Value of membership
Jill Calabria
Jill is a recent staff member – started just before the Toronto conference
Top reasons to be a member:
- networking
- learning
Made a survey: persons who had not renew last summer (not sure about that part)
50% forgot to renew
17% no longer in the field
Play: “what do you say when a prospect says…”
- “I’m approaching retirement and cutting back on my professional activities”
Possible answers: “have you seen a retired librarian? Or one who stops growing?” “there is a retirement caucus and a retired member rate. There are retired members running for office too.”
-“The events are too far away to justify costs and travel”

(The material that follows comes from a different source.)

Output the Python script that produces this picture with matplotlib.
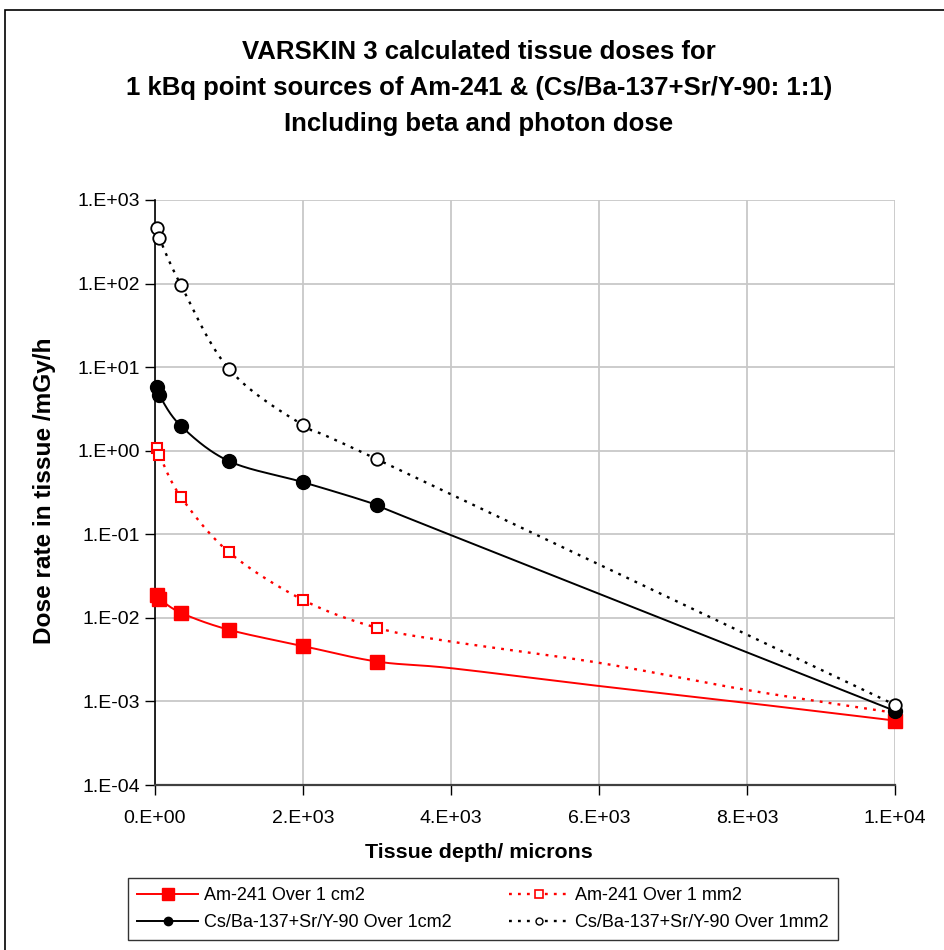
import numpy as np
import matplotlib
matplotlib.use("Agg")
import matplotlib.pyplot as plt
from matplotlib.lines import Line2D
from matplotlib.patches import Rectangle
from matplotlib.ticker import FixedLocator, FuncFormatter, NullLocator

plt.rcParams['font.family'] = ['Liberation Sans', 'DejaVu Sans']

# tissue depth (microns) of the marked points
depth = [30, 60, 350, 1000, 2000, 3000, 10000]

# dose rate (mGy/h) at the marked points
am_cm2 = [0.019, 0.017, 0.0115, 0.0072, 0.0046, 0.0030, 0.00059]
am_mm2 = [1.08, 0.89, 0.28, 0.061, 0.0164, 0.0076, 0.00073]
cs_cm2 = [5.8, 4.6, 1.98, 0.75, 0.42, 0.224, 0.00077]
cs_mm2 = [462, 351, 96, 9.5, 2.03, 0.79, 0.00091]

# extra points on the curves, drawn without a marker
am_cm2_extra_x = [4000, 6000, 8000]
am_cm2_extra = [0.0025, 0.00153, 0.00096]
am_mm2_extra_x = [4000, 6000, 8000]
am_mm2_extra = [0.0052, 0.0029, 0.00137]
cs_cm2_extra_x = [3600]
cs_cm2_extra = [0.135]

labels = ["Am-241 Over 1 cm2", "Am-241 Over 1 mm2",
          "Cs/Ba-137+Sr/Y-90 Over 1cm2", "Cs/Ba-137+Sr/Y-90 Over 1mm2"]


def merge(x, y, ex, ey):
    pts = sorted(zip(list(x) + list(ex), list(y) + list(ey)))
    return [p[0] for p in pts], [p[1] for p in pts]


# smooth line like Excel: Catmull-Rom through the points, in log-y space
def smooth(xs, ys, n=40):
    pts = np.column_stack([np.asarray(xs, float), np.log10(ys)])
    P = np.vstack([pts[0], pts, pts[-1]])
    t = np.linspace(0, 1, n)[:, None]
    out = []
    for i in range(1, len(P) - 2):
        p0, p1, p2, p3 = P[i - 1], P[i], P[i + 1], P[i + 2]
        seg = 0.5 * (2 * p1 + (p2 - p0) * t
                     + (2 * p0 - 5 * p1 + 4 * p2 - p3) * t ** 2
                     + (-p0 + 3 * p1 - 3 * p2 + p3) * t ** 3)
        out.append(seg)
    c = np.vstack(out)
    return c[:, 0], 10 ** c[:, 1]


def sci(v, pos):
    if v == 0:
        return "0.E+00"
    e = int(np.floor(np.log10(v) + 1e-9))
    m = int(round(v / 10 ** e))
    return f"{m}.E{e:+03d}"


fig = plt.figure(figsize=(9.44, 9.50), dpi=100)
ax = fig.add_axes([155 / 944, 1 - 785 / 950, 740 / 944, 585 / 950])

dot = (0, (1.2, 2.6))
series = [
    (am_cm2, am_cm2_extra_x, am_cm2_extra, 'red', '-', dict(marker='s', ms=10, mfc='red', mec='red')),
    (am_mm2, am_mm2_extra_x, am_mm2_extra, 'red', dot, dict(marker='s', ms=7, mfc='white', mec='red', mew=1.5)),
    (cs_cm2, cs_cm2_extra_x, cs_cm2_extra, 'black', '-', dict(marker='o', ms=10, mfc='black', mec='black')),
    (cs_mm2, [], [], 'black', dot, dict(marker='o', ms=9, mfc='white', mec='black', mew=1.3)),
]

for vals, ex, ey, col, ls, mk in series:
    lx, ly = merge(depth, vals, ex, ey)
    sx, sy = smooth(lx, ly)
    ax.plot(sx, sy, color=col, ls=ls, lw=1.4 if ls == '-' else 1.7, zorder=3)
    ax.plot(depth, vals, ls='none', zorder=4, clip_on=False, **mk)

ax.set_yscale('log')
ax.set_xlim(0, 10000)
ax.set_ylim(1e-4, 1e3)
ax.xaxis.set_major_locator(FixedLocator([0, 2000, 4000, 6000, 8000, 10000]))
ax.yaxis.set_major_locator(FixedLocator([10.0 ** k for k in range(-4, 4)]))
ax.yaxis.set_minor_locator(NullLocator())
ax.xaxis.set_major_formatter(FuncFormatter(sci))
ax.yaxis.set_major_formatter(FuncFormatter(sci))
ax.tick_params(axis='both', direction='out', length=7, width=1, labelsize=14, pad=4)
ax.tick_params(axis='x', pad=11)

ax.grid(True, color='#c8c8c8', lw=1.3)
ax.set_axisbelow(True)
for s in ['top', 'right']:
    ax.spines[s].set_visible(False)
ax.spines['left'].set_linewidth(1.2)
ax.spines['bottom'].set_color('#404040')
ax.spines['bottom'].set_linewidth(1.6)

# titles and axis labels
title = ["VARSKIN 3 calculated tissue doses for",
         "1 kBq point sources of Am-241 & (Cs/Ba-137+Sr/Y-90: 1:1)",
         "Including beta and photon dose"]
for i, line in enumerate(title):
    fig.text(479 / 944, 1 - (52 + 36 * i) / 950, line, ha='center', va='center',
             fontsize=18.5, fontweight='bold')
fig.text(479 / 944, 1 - 853 / 950, "Tissue depth/ microns", ha='center', va='center',
         fontsize=15.4, fontweight='bold')
fig.text(45 / 944, 1 - 491 / 950, "Dose rate in tissue /mGy/h", ha='center', va='center',
         rotation=90, fontsize=17.6, fontweight='bold')

# legend, row by row like the original
handles = [
    Line2D([], [], color='red', lw=1.4, marker='s', ms=9, mfc='red', mec='red'),
    Line2D([], [], color='red', lw=1.7, ls=dot, marker='s', ms=6, mfc='white', mec='red', mew=1.2),
    Line2D([], [], color='black', lw=1.4, marker='o', ms=6, mfc='black', mec='black'),
    Line2D([], [], color='black', lw=1.7, ls=dot, marker='o', ms=5, mfc='white', mec='black', mew=1),
]
order = [0, 2, 1, 3]
leg = fig.legend([handles[i] for i in order], [labels[i] for i in order], ncol=2,
                 loc='lower left', mode='expand',
                 bbox_to_anchor=(128 / 944, 10 / 950, 710 / 944, 64 / 950),
                 fontsize=13, frameon=True, fancybox=False, borderaxespad=0,
                 handlelength=3.4, handletextpad=0.3, columnspacing=1.0,
                 labelspacing=0.55, borderpad=0.5)
leg.get_frame().set_edgecolor('black')
leg.get_frame().set_linewidth(1)

# outer chart border
fig.patches.append(Rectangle((5 / 944, -0.1), 1.2, 1.1 - 10 / 950, transform=fig.transFigure,
                             fill=False, edgecolor='black', lw=1.2))

fig.savefig("out.png", dpi=100)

“do you go to the regionals, winter or summer conferences? Do you go to your local events of your chapter? Do you participate in the listservs, or CoP? Do you participate in the webinards?”
- “I don’t know if I’ll join again. I’m not much of a joiner”

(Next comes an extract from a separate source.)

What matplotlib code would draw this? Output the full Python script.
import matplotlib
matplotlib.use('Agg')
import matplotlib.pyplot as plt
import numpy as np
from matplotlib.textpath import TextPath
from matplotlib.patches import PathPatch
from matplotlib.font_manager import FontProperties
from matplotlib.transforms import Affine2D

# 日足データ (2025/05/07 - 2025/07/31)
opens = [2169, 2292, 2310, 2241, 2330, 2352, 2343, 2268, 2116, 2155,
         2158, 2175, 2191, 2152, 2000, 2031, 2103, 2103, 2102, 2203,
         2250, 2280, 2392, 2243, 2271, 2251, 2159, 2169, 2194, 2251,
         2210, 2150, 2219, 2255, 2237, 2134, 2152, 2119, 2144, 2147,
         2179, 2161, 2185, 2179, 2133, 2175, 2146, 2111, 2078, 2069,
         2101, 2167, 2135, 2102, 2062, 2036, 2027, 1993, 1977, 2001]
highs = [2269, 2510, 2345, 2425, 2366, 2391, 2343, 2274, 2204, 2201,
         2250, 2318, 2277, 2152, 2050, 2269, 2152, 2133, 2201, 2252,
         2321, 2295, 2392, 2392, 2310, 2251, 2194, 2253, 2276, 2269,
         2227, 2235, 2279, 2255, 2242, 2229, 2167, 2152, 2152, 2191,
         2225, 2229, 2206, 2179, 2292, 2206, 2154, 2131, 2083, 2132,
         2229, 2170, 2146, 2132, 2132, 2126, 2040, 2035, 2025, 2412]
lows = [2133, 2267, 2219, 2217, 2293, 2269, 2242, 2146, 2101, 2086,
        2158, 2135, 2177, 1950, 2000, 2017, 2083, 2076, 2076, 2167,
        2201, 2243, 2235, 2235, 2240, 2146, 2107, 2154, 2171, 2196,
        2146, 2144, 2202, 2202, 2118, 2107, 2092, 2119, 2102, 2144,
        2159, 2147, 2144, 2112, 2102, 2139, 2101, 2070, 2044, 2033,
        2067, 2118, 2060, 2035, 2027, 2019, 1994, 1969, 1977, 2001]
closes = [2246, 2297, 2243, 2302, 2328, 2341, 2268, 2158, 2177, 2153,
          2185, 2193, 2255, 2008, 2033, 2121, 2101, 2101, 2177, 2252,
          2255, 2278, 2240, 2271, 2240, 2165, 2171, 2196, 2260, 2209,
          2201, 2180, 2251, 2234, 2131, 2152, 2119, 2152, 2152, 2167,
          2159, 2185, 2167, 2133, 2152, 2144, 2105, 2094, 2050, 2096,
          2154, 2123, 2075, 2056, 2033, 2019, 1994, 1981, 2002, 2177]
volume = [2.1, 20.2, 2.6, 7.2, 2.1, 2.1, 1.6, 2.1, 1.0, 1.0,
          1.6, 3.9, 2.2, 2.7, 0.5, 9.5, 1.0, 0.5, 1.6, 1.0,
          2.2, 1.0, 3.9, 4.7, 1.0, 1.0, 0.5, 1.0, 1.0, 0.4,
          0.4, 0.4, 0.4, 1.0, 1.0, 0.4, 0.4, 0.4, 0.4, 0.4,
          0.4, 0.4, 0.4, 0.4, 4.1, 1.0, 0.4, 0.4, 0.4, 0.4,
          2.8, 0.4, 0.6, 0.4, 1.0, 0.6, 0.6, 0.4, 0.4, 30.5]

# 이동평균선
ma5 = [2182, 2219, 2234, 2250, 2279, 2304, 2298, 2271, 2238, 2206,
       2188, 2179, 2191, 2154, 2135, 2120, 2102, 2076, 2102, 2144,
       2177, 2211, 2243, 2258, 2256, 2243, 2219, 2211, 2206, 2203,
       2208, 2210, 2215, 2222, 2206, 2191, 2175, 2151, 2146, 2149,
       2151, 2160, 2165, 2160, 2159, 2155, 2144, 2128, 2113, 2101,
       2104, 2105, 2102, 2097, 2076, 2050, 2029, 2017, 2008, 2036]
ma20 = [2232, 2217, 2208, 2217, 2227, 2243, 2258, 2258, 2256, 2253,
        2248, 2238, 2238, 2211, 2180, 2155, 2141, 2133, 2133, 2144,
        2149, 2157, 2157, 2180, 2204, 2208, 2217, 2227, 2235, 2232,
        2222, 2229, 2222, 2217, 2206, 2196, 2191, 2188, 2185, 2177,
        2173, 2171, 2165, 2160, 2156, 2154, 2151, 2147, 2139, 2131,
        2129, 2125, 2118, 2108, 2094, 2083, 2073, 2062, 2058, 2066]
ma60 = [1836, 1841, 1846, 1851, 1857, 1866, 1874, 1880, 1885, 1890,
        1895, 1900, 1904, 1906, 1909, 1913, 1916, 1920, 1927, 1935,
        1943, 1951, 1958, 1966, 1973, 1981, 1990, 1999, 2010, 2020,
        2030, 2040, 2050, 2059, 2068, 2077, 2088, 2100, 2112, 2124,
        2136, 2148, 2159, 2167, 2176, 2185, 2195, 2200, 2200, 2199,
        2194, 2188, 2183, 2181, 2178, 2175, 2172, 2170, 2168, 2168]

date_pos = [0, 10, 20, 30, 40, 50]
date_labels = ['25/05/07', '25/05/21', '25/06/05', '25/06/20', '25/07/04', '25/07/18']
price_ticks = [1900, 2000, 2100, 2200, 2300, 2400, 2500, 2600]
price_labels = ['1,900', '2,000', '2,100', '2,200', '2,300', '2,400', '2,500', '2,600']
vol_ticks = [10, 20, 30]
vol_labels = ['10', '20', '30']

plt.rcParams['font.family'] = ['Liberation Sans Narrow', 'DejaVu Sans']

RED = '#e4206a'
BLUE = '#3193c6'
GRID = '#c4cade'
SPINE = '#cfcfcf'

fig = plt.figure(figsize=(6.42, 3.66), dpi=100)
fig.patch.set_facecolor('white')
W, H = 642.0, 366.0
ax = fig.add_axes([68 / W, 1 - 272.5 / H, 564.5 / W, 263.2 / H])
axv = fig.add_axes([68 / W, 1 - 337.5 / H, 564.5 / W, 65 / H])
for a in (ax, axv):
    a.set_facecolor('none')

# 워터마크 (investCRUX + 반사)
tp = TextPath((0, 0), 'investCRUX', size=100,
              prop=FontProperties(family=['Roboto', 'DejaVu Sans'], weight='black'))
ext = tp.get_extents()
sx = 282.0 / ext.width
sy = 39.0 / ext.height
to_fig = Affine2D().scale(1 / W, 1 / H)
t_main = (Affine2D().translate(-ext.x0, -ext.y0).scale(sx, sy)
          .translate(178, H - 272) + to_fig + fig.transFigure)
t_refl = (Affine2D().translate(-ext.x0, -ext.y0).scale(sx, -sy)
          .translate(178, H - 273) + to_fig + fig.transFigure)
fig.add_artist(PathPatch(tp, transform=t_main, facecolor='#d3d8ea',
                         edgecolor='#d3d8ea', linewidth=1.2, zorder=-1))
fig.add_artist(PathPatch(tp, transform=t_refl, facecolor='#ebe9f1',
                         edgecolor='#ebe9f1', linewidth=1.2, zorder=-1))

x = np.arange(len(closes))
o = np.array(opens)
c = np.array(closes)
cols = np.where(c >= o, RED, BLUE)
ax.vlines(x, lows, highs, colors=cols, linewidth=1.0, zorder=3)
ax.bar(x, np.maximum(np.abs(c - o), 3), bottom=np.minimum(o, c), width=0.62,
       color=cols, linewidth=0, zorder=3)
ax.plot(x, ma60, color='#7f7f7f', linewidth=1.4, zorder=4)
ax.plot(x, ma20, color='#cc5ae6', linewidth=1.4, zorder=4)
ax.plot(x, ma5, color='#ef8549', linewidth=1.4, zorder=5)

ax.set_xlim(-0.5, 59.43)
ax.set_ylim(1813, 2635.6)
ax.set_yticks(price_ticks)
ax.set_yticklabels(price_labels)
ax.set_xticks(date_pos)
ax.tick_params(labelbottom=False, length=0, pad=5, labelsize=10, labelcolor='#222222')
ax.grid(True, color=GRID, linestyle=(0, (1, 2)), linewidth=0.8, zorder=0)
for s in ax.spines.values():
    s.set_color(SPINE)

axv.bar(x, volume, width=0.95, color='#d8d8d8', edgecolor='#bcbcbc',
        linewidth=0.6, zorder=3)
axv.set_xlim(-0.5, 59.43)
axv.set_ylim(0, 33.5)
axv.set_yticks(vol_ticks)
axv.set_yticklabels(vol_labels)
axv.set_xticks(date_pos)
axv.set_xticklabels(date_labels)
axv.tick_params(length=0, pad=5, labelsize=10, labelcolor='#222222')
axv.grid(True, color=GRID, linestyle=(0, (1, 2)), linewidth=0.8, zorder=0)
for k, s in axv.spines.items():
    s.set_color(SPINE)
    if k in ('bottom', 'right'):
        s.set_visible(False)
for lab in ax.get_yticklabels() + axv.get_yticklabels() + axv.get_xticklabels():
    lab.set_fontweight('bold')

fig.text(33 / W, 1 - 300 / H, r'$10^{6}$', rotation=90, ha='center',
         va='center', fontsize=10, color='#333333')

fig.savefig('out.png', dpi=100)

“why did you join originally? Would you like to get more involved to make it more interesting? What can we do better to interest you?”

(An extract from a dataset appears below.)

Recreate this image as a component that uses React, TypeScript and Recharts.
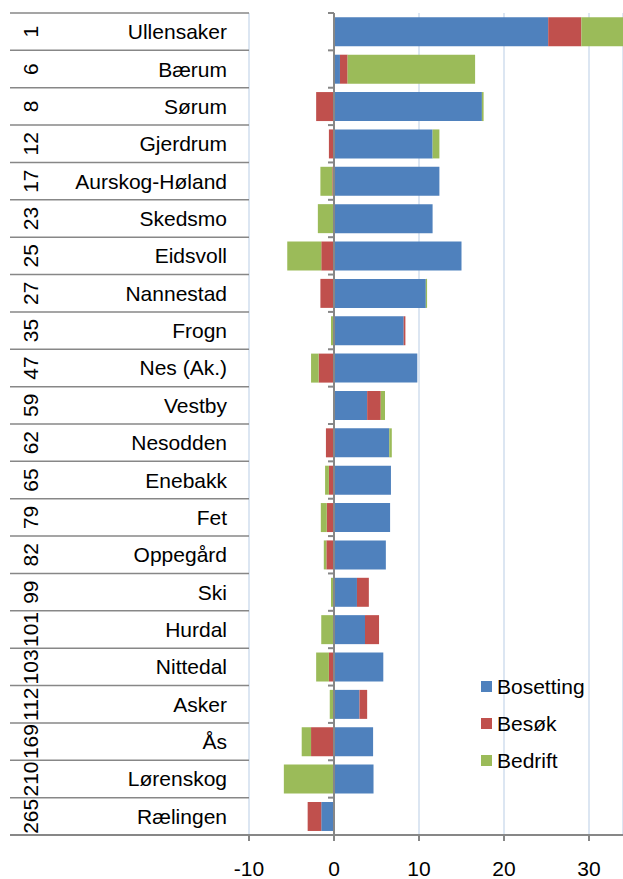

- “I was unemployed for six months and had no money. I just started a new job and will renew in a few weeks.”
“Congratulations, that’s the right answer!” Remind them on the new dues structure. Offer mentoring, carpool, special chapter help may be available, etc.
- “When I paid for membership and didn’t hear anything for the whole year from my chapter.”
“I’ll check with HQ. Do we have the correct address? Did your employer think our publication was junkmail? How would you like to be involved?”
- “I think I got overwhelmed with paperwork; I didn’t mean to not renew”
“How can we make it easier for you?” Sent the form again, help them renew online. Follow-up. “Do you have your credit card or checks with you? You can renew for 3 years now too.”
- “I left my job and left the country to travel. Now I’m unemployed.”
Mention unemployed people get discount for membership. The conference has a career center. Plus access to the career center on the website. Ask them where they traveled and mention you could feature them in a unit publication.”
- “My library is going to be closed down by the new owner of my company. My job will be outsourced”
“Why would you leave your job to fate? SLA could help with training for new skills and trade ideas with other professionals. You will keep updated in your skills and network if you ever go back to librarianship.”
- “I don’t intend to make my career in special librarianship”
“You could go back in the future. Some other members are not special librarians as well but SLA has things to offer you anyway.”-“I can’t go to conferences so the dues are too much”
“Go to the website, there is a lot of content there already. Look at the publications too. Local chapters have a lot to offer too.”
- “I can’t afford the membership”
“Could your employer help you? Other associations that you are a member of that may not be as relevant? Mention new dues structure. List all the benefits. Maybe some units offer help as well. “How can you afford not to be a member?”
Conferences
Higher fees for non-members, lower for members ???
(then it went very quick, so I'm missing some parts)
Chapter and division meetings
- do you invite prospects to your events? Do you ask them to identify themselves?
- Are non-members participate in your discussion list (maybe allow 3 months followed by an invitation). Same for bulletin.
Resource sharing (polling capabilities; posting documents; web site link sharing)
Training (Click-U, new adjunct faculty programming, etc)
Conclusion: "We are all SLA champions!"